Mantis (K19 Security Solutions 4)
Once he got his hands free and slit the throat of his so-called guard, he had to figure out how to get out of a hotel he had no memory of walking into.
Chapter 22
Mantis and Alegria
“You’re sure she’s at Spaulding?” Mantis asked Doc.
“Talked to her a little over an hour ago.”
That would’ve been the answer had Mantis asked when Doc had spoken to Alegria, but it wasn’t what he’d asked.
“She doesn’t have her phone.”
“What do you mean?”
“I had to call her hospital room.”
“Outstanding.” Mantis smiled. “What is it?”
“Third floor, room ten. She had no idea you were trying to reach her, or so she said.”
Mantis had spent the ten minutes before he called Doc, arguing with the woman at the information desk about whether they had a patient by the name of Manon Mondreau. She insisted they didn’t. Now he knew they did.
He punched the button for the elevator and waited impatiently. Maybe he should’ve taken the stairs. As he was about to leave to do so, it dinged and he hopped on.
When the door reopened on the third floor, Mantis stepped out and came face to face with Pierre Mondreau.
“Excuse me,” he said when Alegria’s father stepped in front of him.
“Manon does not wish to see you.”
“You’re under the assumption that I believe you,” he said, maneuvering around him.
Pierre grabbed his arm. “I forbid it.”
Mantis laughed. “Take your hand off of me, or you’ll experience the full force of how angry I am that you’ve kept her from getting in touch with me.”
Her father scowled at him while still gripping his arm. “It’s your fault she’s paralyzed. Does that mean nothing to you? Have you so little regard for her safety?”
Mantis hesitated for only a split second. “I don’t answer to you.” He shoved past him and stalked to the room number Doc had given him. When he stepped inside, he saw the bed was empty.
“Shit,” he muttered. Where the hell was she?
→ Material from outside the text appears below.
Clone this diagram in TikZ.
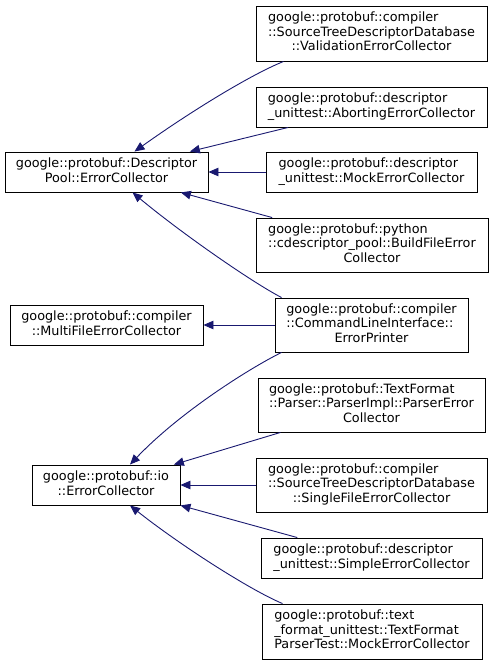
\documentclass[tikz,border=0pt]{standalone}
\usepackage{fontspec}
\setmainfont{DejaVu Sans}
\usetikzlibrary{arrows.meta,calc}
\definecolor{edgeblue}{HTML}{191970}
\newcommand{\lines}[1]{\begin{tabular}{@{}l@{}}#1\end{tabular}}
\newcommand{\cl}[1]{\multicolumn{1}{@{}c@{}}{#1}}
\renewcommand{\arraystretch}{1}
\begin{document}
\begin{tikzpicture}[x=1pt,y=-1pt,
  box/.style={draw=black,line width=0.9pt,fill=white,inner sep=0pt,align=center,
    font=\fontsize{12.8}{14.5}\selectfont},
  edge/.style={draw=edgeblue,line width=0.9pt,-{Triangle[length=10pt,width=8.5pt]}}]
\useasboundingbox (0,0) rectangle (493,665);
% nodes
\node[box,minimum width=231pt,minimum height=55pt] (n1) at (371.5,33.5)
  {\lines{google::protobuf::compiler\\::SourceTreeDescriptorDatabase\\\cl{::ValidationErrorCollector}}};
\node[box,minimum width=231pt,minimum height=40pt] (n2) at (371.5,107)
  {\lines{google::protobuf::descriptor\\\_unittest::AbortingErrorCollector}};
\node[box,minimum width=203pt,minimum height=40pt] (pool) at (106.5,172)
  {\lines{google::protobuf::Descriptor\\\cl{Pool::ErrorCollector}}};
\node[box,minimum width=211pt,minimum height=40pt] (n3) at (371.5,172)
  {\lines{google::protobuf::descriptor\\\_unittest::MockErrorCollector}};
\node[box,minimum width=232pt,minimum height=54pt] (n4) at (372,245)
  {\lines{google::protobuf::python\\::cdescriptor\_pool::BuildFileError\\\cl{Collector}}};
\node[box,minimum width=193pt,minimum height=54pt] (n5) at (371.5,325)
  {\lines{google::protobuf::compiler\\::CommandLineInterface::\\\cl{ErrorPrinter}}};
\node[box,minimum width=193pt,minimum height=40pt] (multi) at (106.5,325)
  {\lines{google::protobuf::compiler\\\cl{::MultiFileErrorCollector}}};
\node[box,minimum width=227pt,minimum height=54pt] (n6) at (371.5,405)
  {\lines{google::protobuf::TextFormat\\::Parser::ParserImpl::ParserError\\\cl{Collector}}};
\node[box,minimum width=148pt,minimum height=40pt] (io) at (106,485)
  {\lines{google::protobuf::io\\\cl{::ErrorCollector}}};
\node[box,minimum width=231pt,minimum height=54pt] (n7) at (371.5,485)
  {\lines{google::protobuf::compiler\\::SourceTreeDescriptorDatabase\\\cl{::SingleFileErrorCollector}}};
\node[box,minimum width=221pt,minimum height=40pt] (n8) at (371.5,558)
  {\lines{google::protobuf::descriptor\\\_unittest::SimpleErrorCollector}};
\node[box,minimum width=220pt,minimum height=55pt] (n9) at (372,631.5)
  {\lines{google::protobuf::text\\\_format\_unittest::TextFormat\\ParserTest::MockErrorCollector}};
% edges
\draw[edge] ($(n1.south west)+(28,0)$) .. controls (250,75) and (190,112) .. ($(pool.north)+(28,0)$);
\draw[edge] (n2) -- (pool);
\draw[edge] (n3) -- (pool);
\draw[edge] (n4) -- (pool);
\draw[edge] ($(n5.north west)+(7,0)$) .. controls (250,281) and (180,232) .. ($(pool.south)+(26,0)$);
\draw[edge] (n5) -- (multi);
\draw[edge] ($(n5.south west)+(7,0)$) .. controls (250,368) and (180,412) .. ($(io.north)+(24,0)$);
\draw[edge] (n6) -- (io);
\draw[edge] (n7) -- (io);
\draw[edge] (n8) -- (io);
\draw[edge] ($(n9.north west)+(21,0)$) .. controls (250,590) and (180,545) .. ($(io.south)+(24,0)$);
\end{tikzpicture}
\end{document}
“Psst,” he heard someone say, and saw a nurse motioning at him from across the hall.
When he stepped forward, she held up her hands to stop him from coming closer. “She’s downstairs in radiology,” she whispered. “Go that way.” She pointed in the opposite direction from where he’d come. “First floor, turn right, and then left.”
Mantis mouthed his thanks, hurried down the hallway, and shoved open the door to the stairwell. If he’d come that way in the first place, he might’ve been able to avoid Manon’s father entirely.
He’d just rounded the second corner and walked through the double doors that led to the radiology department when he saw her.
“Mantis?” Her eyes fill with tears.
“Hey there, Flygirl.”
“You came.”
He knelt down next to the wheelchair. “I would’ve been here sooner had I known you fled the state.”